El campo es un actor cada día más secundario de nuestra economía. Su lenta y constante decadencia es fruto de múltiples factores. Los más relevantes son la inseguridad, la revaluación y la falta de infraestructura que afectan al conjunto del sector productivo. Pero no son los únicos elementos que se deben tener en cuenta.
El campo colombiano adolece de distritos de riego, paquetes tecnológicos adecuados a las particularidades regionales, financiamiento flexible, mecanismos eficaces y transparentes de comercialización. Si las Farc quieren hacer algo por el sector agropecuario debería exigir el desmonte de las centrales de abasto, verdaderos torniquetes que exprimen el ingreso del campesino.
Si las Farc quieren hacer algo por los agricultores deberían sugerir transformar la burocracia del Ministerio de Agricultura que brilla por su debilidad e ineficiencia. Si las Farc quieren modernizar el campo deben obtener que el sistema financiero deje de cerrarles la puerta a los agricultores en las narices o exigirles garantías imposibles para otorgarles crédito. Si las Farc quieren ayudar al campo podrían forzar a que reactivemos las inversiones en manejo de agua y en distritos de riego.
Curioso que luego de décadas de observar la parálisis estatal en la política agropecuaria ahora resulta que las Farc, los grandes victimarios del campo, logren destrabar los temas que explican el empobrecimiento del campo. Si somos tan inconsistentes como lo hemos sido en los últimos lustros, es en la mesa de La Habana que pueden estar las respuestas para que el sector agropecuario salga de su letargo y olvido.
La guerrilla podría ser el detonante que pueda desbloquear la crisis que ha empobrecido y debilitado a los campesinos y ganaderos.
Pero como las Farc son lo que son, se concentrarán en el tema de la tenencia de la tierra que es una obsesión nacional.
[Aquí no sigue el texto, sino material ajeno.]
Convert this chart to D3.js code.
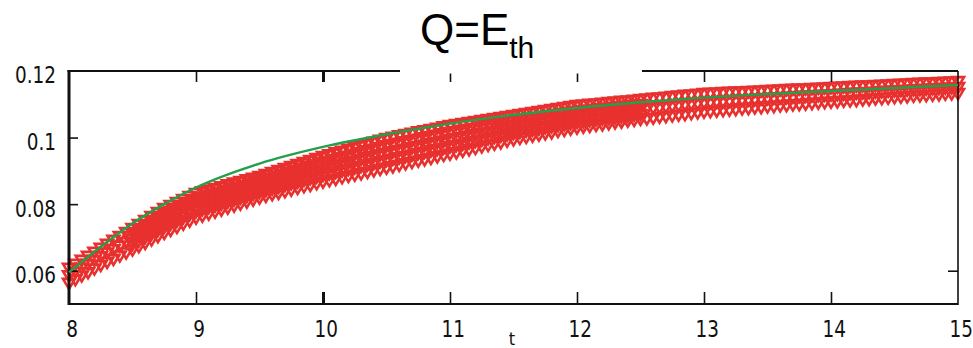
<!DOCTYPE html>
<html>
<head>
<meta charset="utf-8">
<script src="https://cdn.jsdelivr.net/npm/d3@7"></script>
<style>
  html, body { margin: 0; padding: 0; background: #fff; }
  svg { display: block; }
  .tick text { font-family: "Liberation Sans Narrow", "DejaVu Sans Condensed", "Arial Narrow", sans-serif; font-size: 23px; fill: #111; }
</style>
</head>
<body>
<svg id="chart" width="973" height="348"></svg>
<script>
// ---------------- data ----------------
const titleMain = "Q=E";
const titleSub = "th";
const xLabel = "t";
const xTicks = [8, 9, 10, 11, 12, 13, 14, 15];
const xTickLabels = ["8", "9", "10", "11", "12", "13", "14", "15"];
const yTicks = [0.06, 0.08, 0.1, 0.12];
const yTickLabels = ["0.06", "0.08", "0.1", "0.12"];

// sample times of the simulated points
const tSim = [8,8.05,8.1,8.15,8.2,8.25,8.3,8.35,8.4,8.45,8.5,8.55,8.6,8.65,8.7,8.75,8.8,8.85,8.9,8.95,
  9,9.05,9.1,9.15,9.2,9.25,9.3,9.35,9.4,9.45,9.5,9.55,9.6,9.65,9.7,9.75,9.8,9.85,9.9,9.95,
  10,10.05,10.1,10.15,10.2,10.25,10.3,10.35,10.4,10.45,10.5,10.55,10.6,10.65,10.7,10.75,10.8,10.85,10.9,10.95,
  11,11.05,11.1,11.15,11.2,11.25,11.3,11.35,11.4,11.45,11.5,11.55,11.6,11.65,11.7,11.75,11.8,11.85,11.9,11.95,
  12,12.05,12.1,12.15,12.2,12.25,12.3,12.35,12.4,12.45,12.5,12.55,12.6,12.65,12.7,12.75,12.8,12.85,12.9,12.95,
  13,13.05,13.1,13.15,13.2,13.25,13.3,13.35,13.4,13.45,13.5,13.55,13.6,13.65,13.7,13.75,13.8,13.85,13.9,13.95,
  14,14.05,14.1,14.15,14.2,14.25,14.3,14.35,14.4,14.45,14.5,14.55,14.6,14.65,14.7,14.75,14.8,14.85,14.9,14.95,15];

// simulated values, upper run
const simUpper = [.0607,.0619,.0631,.0643,.0655,.0667,.0679,.0691,.0703,.0715,.0727,.0739,.0751,.0763,.0775,.0787,.0796,.0805,.0814,.0823,
  .0832,.0837,.0842,.0847,.0852,.0858,.0863,.0868,.0873,.0878,.0883,.0889,.0895,.0901,.0907,.0913,.0919,.0925,.0931,.0937,
  .0943,.0948,.0954,.0959,.0965,.0970,.0975,.0981,.0986,.0992,.0997,.1001,.1005,.1009,.1013,.1017,.1020,.1024,.1028,.1032,
  .1036,.1039,.1042,.1045,.1048,.1051,.1054,.1057,.1060,.1063,.1066,.1069,.1072,.1075,.1078,.1081,.1084,.1087,.1090,.1093,
  .1096,.1098,.1100,.1101,.1103,.1105,.1107,.1109,.1110,.1112,.1114,.1116,.1118,.1119,.1121,.1123,.1125,.1127,.1128,.1130,
  .1132,.1133,.1134,.1135,.1136,.1137,.1137,.1138,.1139,.1140,.1141,.1142,.1143,.1144,.1145,.1146,.1146,.1147,.1148,.1149,
  .1150,.1151,.1152,.1153,.1154,.1155,.1155,.1156,.1157,.1158,.1159,.1160,.1161,.1162,.1163,.1164,.1164,.1165,.1166,.1167,.1168];

// simulated values, middle run
const simMiddle = [.0585,.0596,.0608,.0619,.0631,.0642,.0653,.0663,.0674,.0684,.0695,.0706,.0717,.0728,.0739,.0750,.0759,.0768,.0777,.0786,
  .0795,.0801,.0806,.0812,.0817,.0823,.0829,.0834,.0840,.0845,.0851,.0856,.0862,.0867,.0873,.0878,.0883,.0889,.0894,.0900,
  .0905,.0910,.0915,.0919,.0924,.0929,.0934,.0939,.0943,.0948,.0953,.0957,.0961,.0965,.0969,.0973,.0977,.0981,.0985,.0989,
  .0993,.0997,.1000,.1004,.1008,.1012,.1015,.1019,.1023,.1026,.1030,.1033,.1036,.1040,.1043,.1046,.1049,.1052,.1056,.1059,
  .1062,.1064,.1066,.1069,.1071,.1073,.1075,.1077,.1080,.1082,.1084,.1086,.1088,.1090,.1092,.1094,.1096,.1098,.1100,.1102,
  .1104,.1105,.1107,.1108,.1109,.1111,.1112,.1113,.1114,.1116,.1117,.1118,.1119,.1120,.1121,.1123,.1124,.1125,.1126,.1127,
  .1128,.1129,.1130,.1132,.1133,.1134,.1135,.1136,.1138,.1139,.1140,.1141,.1142,.1143,.1144,.1145,.1146,.1147,.1148,.1149,.1150];

// simulated values, lower run
const simLower = [.0562,.0573,.0584,.0594,.0605,.0616,.0625,.0634,.0644,.0653,.0662,.0672,.0682,.0692,.0702,.0712,.0721,.0730,.0740,.0749,
  .0758,.0764,.0770,.0776,.0782,.0788,.0794,.0800,.0806,.0812,.0818,.0823,.0828,.0832,.0837,.0842,.0847,.0852,.0856,.0861,
  .0866,.0870,.0874,.0879,.0883,.0887,.0891,.0895,.0900,.0904,.0908,.0912,.0916,.0921,.0925,.0929,.0933,.0937,.0942,.0946,
  .0950,.0954,.0959,.0963,.0967,.0972,.0976,.0980,.0984,.0989,.0993,.0997,.1000,.1004,.1007,.1011,.1014,.1018,.1021,.1025,
  .1028,.1031,.1033,.1036,.1038,.1041,.1044,.1046,.1049,.1051,.1054,.1056,.1058,.1061,.1063,.1065,.1067,.1069,.1072,.1074,
  .1076,.1078,.1079,.1081,.1082,.1084,.1086,.1087,.1089,.1090,.1092,.1093,.1095,.1096,.1098,.1099,.1100,.1102,.1103,.1105,
  .1106,.1107,.1109,.1110,.1111,.1113,.1114,.1116,.1117,.1118,.1120,.1121,.1122,.1124,.1125,.1126,.1127,.1128,.1130,.1131,.1132];

// extra runs inside the wide part of the band (t = 8.5 ... 12.5)
const tSimWide = tSim.slice(10, 91);
const simUpperMid = [.0711,.0723,.0734,.0746,.0757,.0769,.0778,.0787,.0796,.0805,
  .0814,.0819,.0825,.0830,.0835,.0841,.0846,.0851,.0856,.0862,
  .0867,.0873,.0878,.0884,.0890,.0896,.0901,.0907,.0913,.0918,
  .0924,.0929,.0934,.0939,.0944,.0950,.0955,.0960,.0965,.0970,
  .0975,.0979,.0983,.0987,.0991,.0995,.0999,.1003,.1007,.1011,
  .1015,.1018,.1022,.1025,.1028,.1032,.1035,.1038,.1041,.1045,
  .1048,.1051,.1054,.1057,.1060,.1064,.1067,.1070,.1073,.1076,
  .1079,.1081,.1083,.1085,.1087,.1089,.1091,.1093,.1095,.1097,.1099];
const simLowerMid = [.0679,.0689,.0700,.0710,.0721,.0731,.0740,.0749,.0759,.0768,
  .0777,.0783,.0789,.0794,.0800,.0806,.0812,.0818,.0823,.0829,
  .0835,.0840,.0845,.0850,.0855,.0861,.0866,.0871,.0876,.0881,
  .0886,.0891,.0895,.0900,.0904,.0909,.0913,.0918,.0922,.0927,
  .0931,.0935,.0939,.0943,.0947,.0952,.0956,.0960,.0964,.0968,
  .0972,.0976,.0980,.0984,.0988,.0992,.0996,.1000,.1004,.1008,
  .1012,.1015,.1019,.1022,.1025,.1029,.1032,.1035,.1038,.1042,
  .1045,.1047,.1050,.1052,.1055,.1057,.1059,.1062,.1064,.1067,.1069];

// reference (smooth) solution
const tRef = [8, 8.25, 8.5, 8.75, 9, 9.5, 10, 10.5, 11, 11.5, 12, 12.5, 13, 13.5, 14, 14.5, 15];
const vRef = [.0595, .0672, .0742, .0800, .0850, .0922, .0972, .1010, .1042, .1068, .1089, .1106, .1120, .1131, .1140, .1149, .1158];

// ---------------- drawing ----------------
const svg = d3.select("#chart");
const L = 69, R = 958, T = 71, B = 304;
const x = d3.scaleLinear().domain([8, 15]).range([L, R]);
const y = d3.scaleLinear().domain([0.05, 0.12]).range([B, T]);

const red = "#e8302e";
const green = "#22a04c";

// simulated points (down triangles)
const tri = "M-6,-4.5L6,-4.5L0,5.5Z";
const runs = [
  { t: tSim, v: simUpper }, { t: tSimWide, v: simUpperMid }, { t: tSim, v: simMiddle },
  { t: tSimWide, v: simLowerMid }, { t: tSim, v: simLower }
];
const pts = [];
runs.forEach(run => run.v.forEach((v, i) => pts.push({ t: run.t[i], v: v })));
svg.append("g").selectAll("path").data(pts).join("path")
  .attr("d", tri)
  .attr("transform", d => `translate(${x(d.t)},${y(d.v)})`)
  .attr("fill", "none")
  .attr("stroke", red)
  .attr("stroke-width", 2.6);

// axes (ticks inward)
const fmtX = d => xTickLabels[xTicks.indexOf(d)];
const fmtY = d => yTickLabels[yTicks.indexOf(d)];

const gB = svg.append("g").attr("transform", `translate(0,${B})`)
  .call(d3.axisBottom(x).tickValues(xTicks).tickFormat(fmtX).tickSize(-12).tickSizeOuter(0).tickPadding(17));
const gT = svg.append("g").attr("transform", `translate(0,${T})`)
  .call(d3.axisTop(x).tickValues(xTicks.slice(1, -1)).tickFormat("").tickSize(-11).tickSizeOuter(0));
const gL = svg.append("g").attr("transform", `translate(${L},0)`)
  .call(d3.axisLeft(y).tickValues(yTicks).tickFormat(fmtY).tickSize(-9).tickSizeOuter(0).tickPadding(14.6));
const gR = svg.append("g").attr("transform", `translate(${R},0)`)
  .call(d3.axisRight(y).tickValues([0.06]).tickFormat("").tickSize(-10).tickSizeOuter(0));

[gB, gT, gL, gR].forEach(g => {
  g.select(".domain").remove();
  g.selectAll(".tick line").attr("stroke", "#111").attr("stroke-width", 1.6);
});
gB.selectAll(".tick").filter(d => d === 8 || d === 15).select("line").remove();
gB.selectAll(".tick").filter(d => d === 10).select("line").attr("stroke-width", 3);
gT.selectAll(".tick").filter(d => d === 10).select("line").attr("stroke-width", 3);
gL.selectAll(".tick").filter(d => d === 0.12).select("line").remove();
gB.selectAll(".tick text").attr("dx", 3).attr("transform", "scale(0.89,1)");
gL.selectAll(".tick text").attr("dy", "0.52em").attr("transform", "scale(0.89,1)");

// frame
svg.append("line").attr("x1", L).attr("x2", R).attr("y1", B).attr("y2", B).attr("stroke", "#111").attr("stroke-width", 2.2);
svg.append("line").attr("x1", L - 1.5).attr("x2", R).attr("y1", T).attr("y2", T).attr("stroke", "#111").attr("stroke-width", 2.2);
svg.append("line").attr("x1", L).attr("x2", L).attr("y1", T - 1).attr("y2", B + 1).attr("stroke", "#111").attr("stroke-width", 3);
svg.append("line").attr("x1", R).attr("x2", R).attr("y1", T).attr("y2", B + 1).attr("stroke", "#111").attr("stroke-width", 1.6);

// title backdrop and title
svg.append("rect").attr("x", 400).attr("y", 0).attr("width", 242).attr("height", 73.5).attr("fill", "#fff");
const title = svg.append("text")
  .attr("x", 420).attr("y", 45)
  .attr("font-family", "'Liberation Sans', Arial, sans-serif")
  .attr("font-size", 44).attr("fill", "#000");
title.append("tspan").text(titleMain);
title.append("tspan").attr("dy", 13).attr("font-size", 30).text(titleSub);

// reference curve
svg.append("path")
  .datum(tRef.map((t, i) => [t, vRef[i]]))
  .attr("d", d3.line().x(d => x(d[0])).y(d => y(d[1])).curve(d3.curveMonotoneX))
  .attr("fill", "none").attr("stroke", green).attr("stroke-width", 2.4);

// x label
svg.append("text").attr("x", 512).attr("y", 345).attr("text-anchor", "middle")
  .attr("font-family", "'Liberation Sans Narrow', 'DejaVu Sans Condensed', sans-serif")
  .attr("font-size", 18).attr("fill", "#111").text(xLabel);
</script>
</body>
</html>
La guerrilla, como todos los demagogos nacionales, cree que es la propiedad la que determina la prosperidad del campo. Se empeñan en entregar pequeñas parcelas a campesinos que luego tienen que enfrentar, sin recursos ni apoyos estatales, todos obstáculos del mundo rural. ¿De qué sirve tener algunas fanegadas sin crédito, ni riego, ni vías para sacar los productos? ¿Qué significa la propiedad de la tierra cuando la producción es comprada a precios miserables por los comerciantes amangualados de las centrales de abasto? ¿Para qué tener tierra si no se posee la tecnología que permita alcanzar una productividad que garantice posibilidades de competir con nacionales y extranjeros?
Mientras tanto, los campesinos y ganaderos seguirán esperando que la política económica se reoriente a favor de su sector. Con paciencia volverán a pedir que la política se ocupe de ellos y les abra el camino de la modernización. Ya es hora que en Bogotá se entienda que el campo no es el causante de la guerra sino su principal víctima.